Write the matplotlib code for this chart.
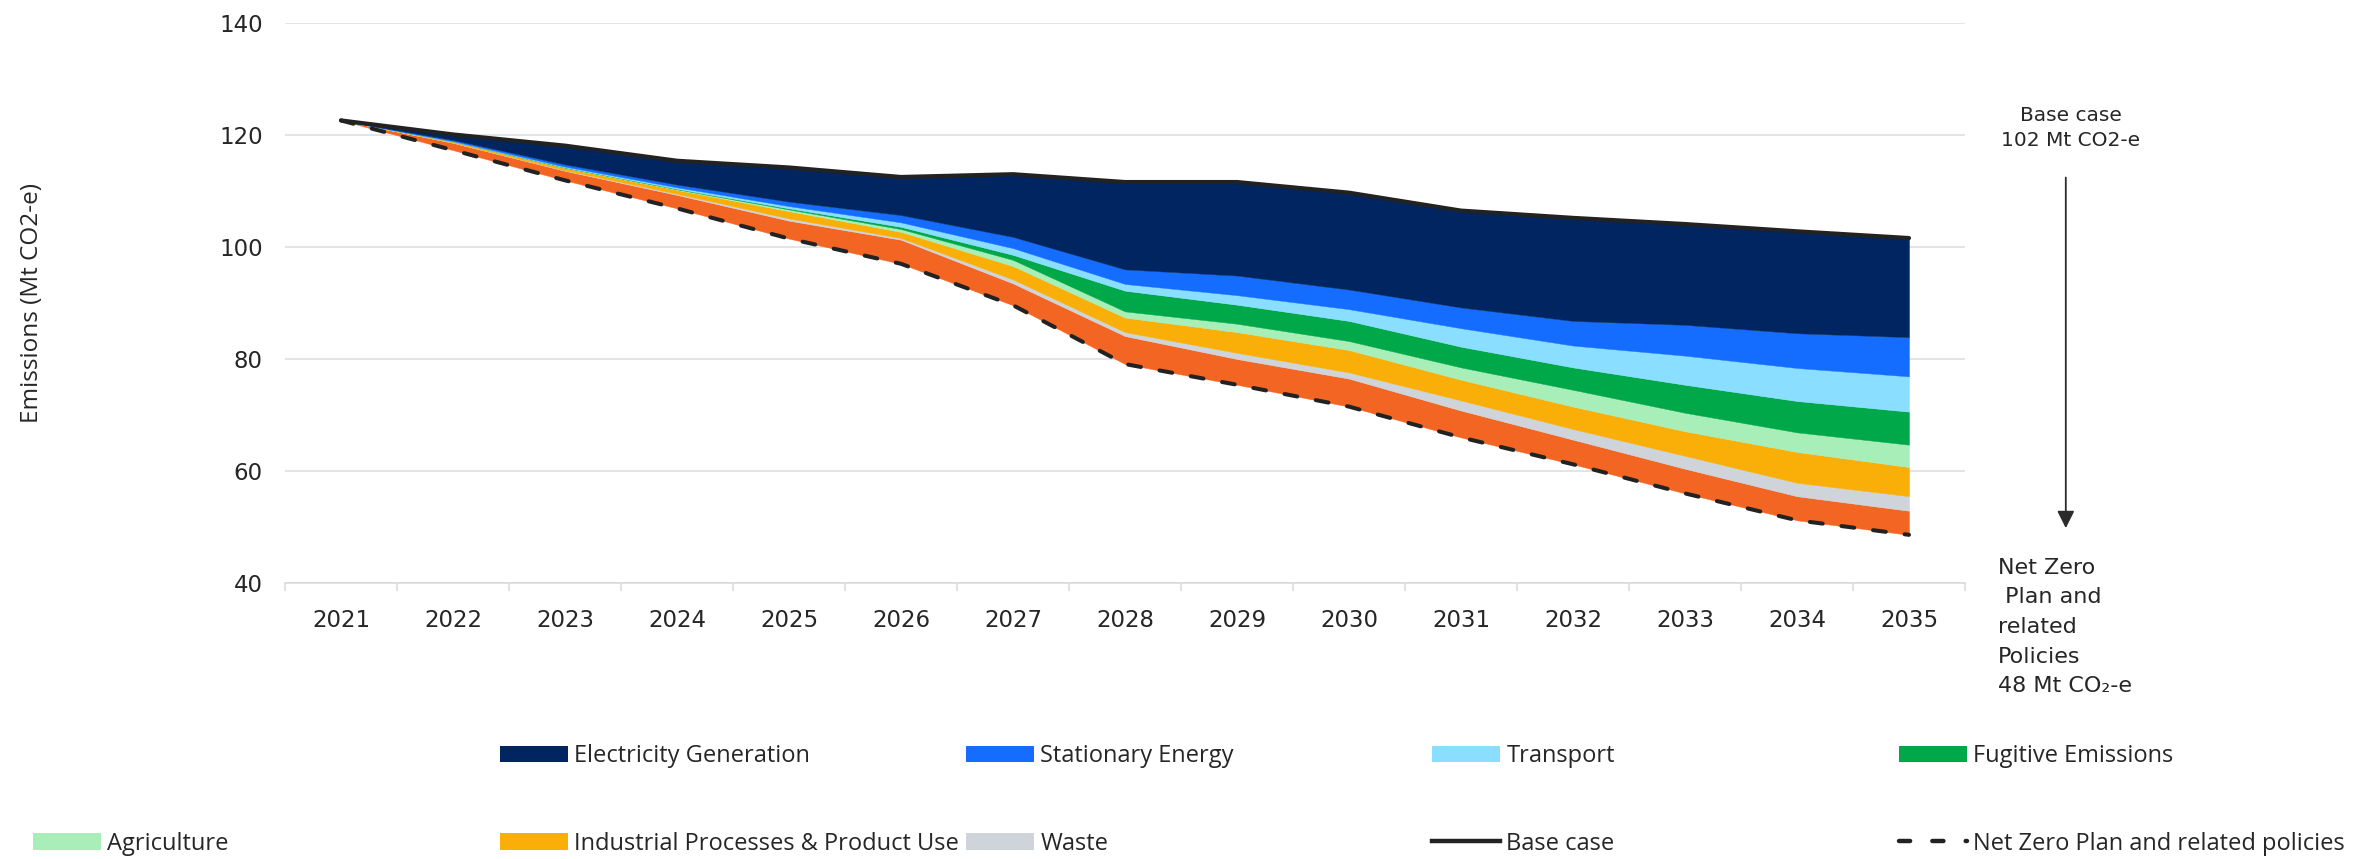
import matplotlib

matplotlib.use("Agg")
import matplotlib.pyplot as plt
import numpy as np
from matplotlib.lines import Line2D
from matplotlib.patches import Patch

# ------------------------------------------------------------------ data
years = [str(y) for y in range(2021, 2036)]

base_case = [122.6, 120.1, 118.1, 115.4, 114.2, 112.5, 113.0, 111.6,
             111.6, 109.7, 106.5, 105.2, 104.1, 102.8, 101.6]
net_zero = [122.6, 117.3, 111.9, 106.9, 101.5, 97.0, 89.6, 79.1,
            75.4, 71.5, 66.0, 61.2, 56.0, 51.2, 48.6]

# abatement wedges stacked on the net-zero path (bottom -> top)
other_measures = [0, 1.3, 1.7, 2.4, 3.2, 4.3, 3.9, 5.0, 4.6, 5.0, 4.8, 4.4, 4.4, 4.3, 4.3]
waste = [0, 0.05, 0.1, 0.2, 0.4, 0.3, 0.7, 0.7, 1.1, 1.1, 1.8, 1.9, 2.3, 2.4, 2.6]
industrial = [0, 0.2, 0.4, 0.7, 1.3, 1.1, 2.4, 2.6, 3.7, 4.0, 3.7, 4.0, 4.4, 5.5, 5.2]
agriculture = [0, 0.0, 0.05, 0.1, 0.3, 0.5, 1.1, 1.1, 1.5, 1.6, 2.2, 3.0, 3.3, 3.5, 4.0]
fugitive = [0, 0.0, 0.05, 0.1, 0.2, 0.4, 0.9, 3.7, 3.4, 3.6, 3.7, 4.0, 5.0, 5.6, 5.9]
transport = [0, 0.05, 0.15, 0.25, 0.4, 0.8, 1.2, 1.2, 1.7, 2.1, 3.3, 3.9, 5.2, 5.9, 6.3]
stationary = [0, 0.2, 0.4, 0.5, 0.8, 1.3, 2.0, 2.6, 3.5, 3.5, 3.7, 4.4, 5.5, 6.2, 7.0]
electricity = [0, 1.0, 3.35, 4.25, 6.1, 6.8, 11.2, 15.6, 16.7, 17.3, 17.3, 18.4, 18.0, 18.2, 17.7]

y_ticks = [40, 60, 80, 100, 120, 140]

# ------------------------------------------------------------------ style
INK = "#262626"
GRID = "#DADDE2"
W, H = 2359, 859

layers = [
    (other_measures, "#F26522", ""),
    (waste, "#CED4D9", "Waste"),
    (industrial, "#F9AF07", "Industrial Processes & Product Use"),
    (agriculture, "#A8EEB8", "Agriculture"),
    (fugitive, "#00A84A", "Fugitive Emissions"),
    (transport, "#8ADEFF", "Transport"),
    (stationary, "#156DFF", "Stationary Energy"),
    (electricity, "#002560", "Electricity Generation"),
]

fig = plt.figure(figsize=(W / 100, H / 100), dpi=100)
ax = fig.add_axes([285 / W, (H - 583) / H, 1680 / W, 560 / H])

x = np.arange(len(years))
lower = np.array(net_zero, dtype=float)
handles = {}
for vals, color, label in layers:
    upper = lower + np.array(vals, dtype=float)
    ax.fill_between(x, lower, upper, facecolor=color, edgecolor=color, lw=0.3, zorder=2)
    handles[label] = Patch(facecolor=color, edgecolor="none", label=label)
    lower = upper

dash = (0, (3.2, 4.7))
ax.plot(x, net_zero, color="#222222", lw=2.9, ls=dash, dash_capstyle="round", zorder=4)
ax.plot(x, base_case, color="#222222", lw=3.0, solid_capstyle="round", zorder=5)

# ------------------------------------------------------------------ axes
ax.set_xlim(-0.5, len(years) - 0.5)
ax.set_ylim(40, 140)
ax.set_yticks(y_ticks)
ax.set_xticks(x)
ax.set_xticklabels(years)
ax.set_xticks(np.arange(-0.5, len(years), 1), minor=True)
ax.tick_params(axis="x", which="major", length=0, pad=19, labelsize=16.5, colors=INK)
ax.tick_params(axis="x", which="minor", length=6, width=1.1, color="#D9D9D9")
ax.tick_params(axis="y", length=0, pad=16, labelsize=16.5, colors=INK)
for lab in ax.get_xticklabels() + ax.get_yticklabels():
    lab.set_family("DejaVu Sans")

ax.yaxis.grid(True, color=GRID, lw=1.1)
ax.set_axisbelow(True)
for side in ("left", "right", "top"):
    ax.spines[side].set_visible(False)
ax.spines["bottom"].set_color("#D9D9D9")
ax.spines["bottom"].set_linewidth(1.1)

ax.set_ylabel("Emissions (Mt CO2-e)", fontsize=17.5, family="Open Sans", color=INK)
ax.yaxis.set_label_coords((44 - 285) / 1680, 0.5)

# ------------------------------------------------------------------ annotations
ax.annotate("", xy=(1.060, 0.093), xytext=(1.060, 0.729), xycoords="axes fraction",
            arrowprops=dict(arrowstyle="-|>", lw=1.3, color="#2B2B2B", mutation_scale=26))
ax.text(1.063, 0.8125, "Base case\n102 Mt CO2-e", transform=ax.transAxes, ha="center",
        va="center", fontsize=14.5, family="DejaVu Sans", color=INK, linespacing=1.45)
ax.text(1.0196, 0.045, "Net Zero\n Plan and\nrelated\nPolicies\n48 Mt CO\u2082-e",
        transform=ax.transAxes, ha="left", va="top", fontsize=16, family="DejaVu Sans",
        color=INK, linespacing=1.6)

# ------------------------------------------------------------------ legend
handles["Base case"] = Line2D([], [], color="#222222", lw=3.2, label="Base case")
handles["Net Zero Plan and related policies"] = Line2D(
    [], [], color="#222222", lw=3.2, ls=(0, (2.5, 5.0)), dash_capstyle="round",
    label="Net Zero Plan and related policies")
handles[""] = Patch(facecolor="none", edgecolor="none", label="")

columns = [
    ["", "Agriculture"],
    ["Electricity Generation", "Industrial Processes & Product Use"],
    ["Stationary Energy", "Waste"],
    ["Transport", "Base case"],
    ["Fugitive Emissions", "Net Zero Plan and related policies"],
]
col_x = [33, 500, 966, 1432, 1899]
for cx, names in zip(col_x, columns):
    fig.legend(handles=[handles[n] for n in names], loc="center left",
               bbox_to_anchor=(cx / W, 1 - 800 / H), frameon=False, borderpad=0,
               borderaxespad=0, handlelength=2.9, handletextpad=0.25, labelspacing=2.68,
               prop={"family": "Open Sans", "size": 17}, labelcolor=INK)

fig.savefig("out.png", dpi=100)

*Instructions for the task*. Find the lines that include the string "matplotlib", then copy each of them.

*Answer to this task*.
Write the matplotlib code for this chart.
import matplotlib
matplotlib.use("Agg")
import matplotlib.pyplot as plt
from matplotlib.lines import Line2D
from matplotlib.patches import Patch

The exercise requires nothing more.